1) BSEA #2101061 and BSEA #2103253 are consolidated only for the purposes of pre-hearing proceedings involving common questions of law and fact, to the extent all parties concur. A Conference Call will be scheduled within the next two weeks to make this determination.

2) In the interim, the above-referenced matter remains scheduled for hearing on March 10 and 12, 2021, with a Motion Session on January 8, 2021 and a Pre-Hearing Conference on January 22, 2021.

By the Hearing Officer:



Amy M. Reichbach

Dated: December 23, 2020            


1  “Stewart” is a pseudonym chosen by the Hearing Officer to protect the privacy of the Student in documents available to the public.

2  The information in this section is drawn from the parties’ pleadings and is subject to revision in further proceedings.

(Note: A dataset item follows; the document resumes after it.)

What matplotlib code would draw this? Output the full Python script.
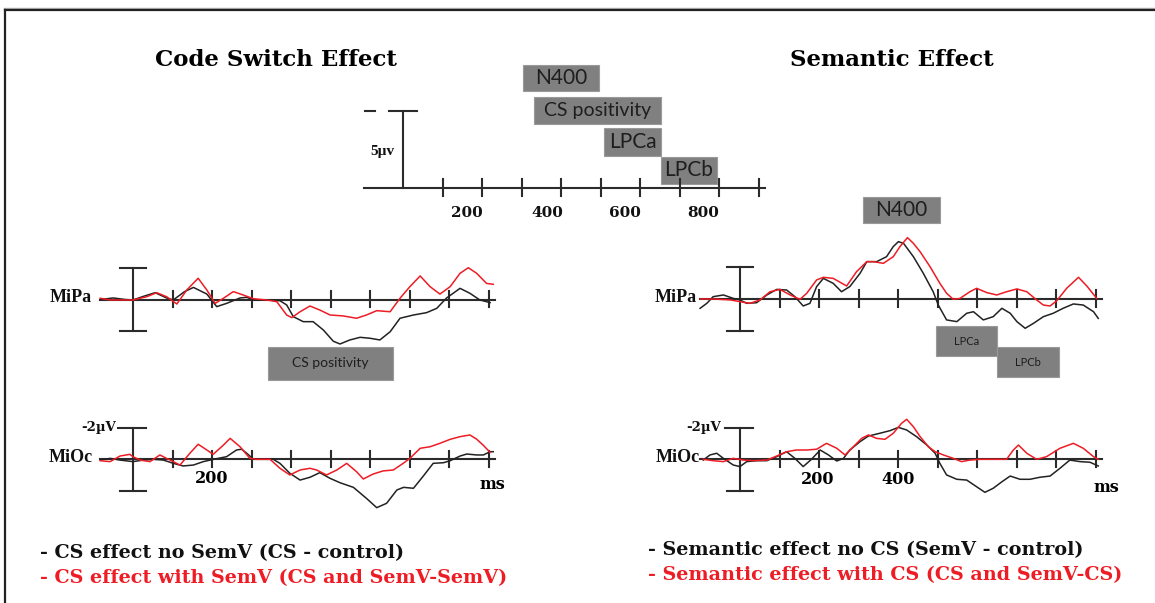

3  The case involving Stewart’s brother was assigned to Hearing Officer Rosa Figueroa.

4  801 CMR 1.02(9)(a),

5  801 CMR 1.02(9) (b).

6  Fed. R. Civ. P. 42(a); Mass. R. Civ. P. 42(a), as amended, 423 Mass. 1402 (1996).

7  In Re: Mashpee Public Schools, BSEA #080998, #081317, #081316, 14 MSER 143 (Crane 2008). In Mashpee, Hearing Officer Bill Crane noted that the three cases arose from the same set of facts, allegations regarding abuse of each student in the same special education classroom that occurred as a result of the conduct of the same teacher. He concluded that several hearings would require repetition of much of the testimony, with the possibility of different testimony from the same witness before the same hearing officer regarding the same topic, and that Parents had effectively waived their rights to maintain the confidentiality of each student from each other by requesting consolidation. As such, Hearing Officer Crane determined that the balance of considerations favored consolidation for the purposes of the evidentiary hearing with respect to the three students.

8  In Re: Norton Public Schools and Harrison & Isabella, BSEA #1504277 and #1504282, 21 MSER 75 (Putney-Yaceshyn and Reichbach, 2015).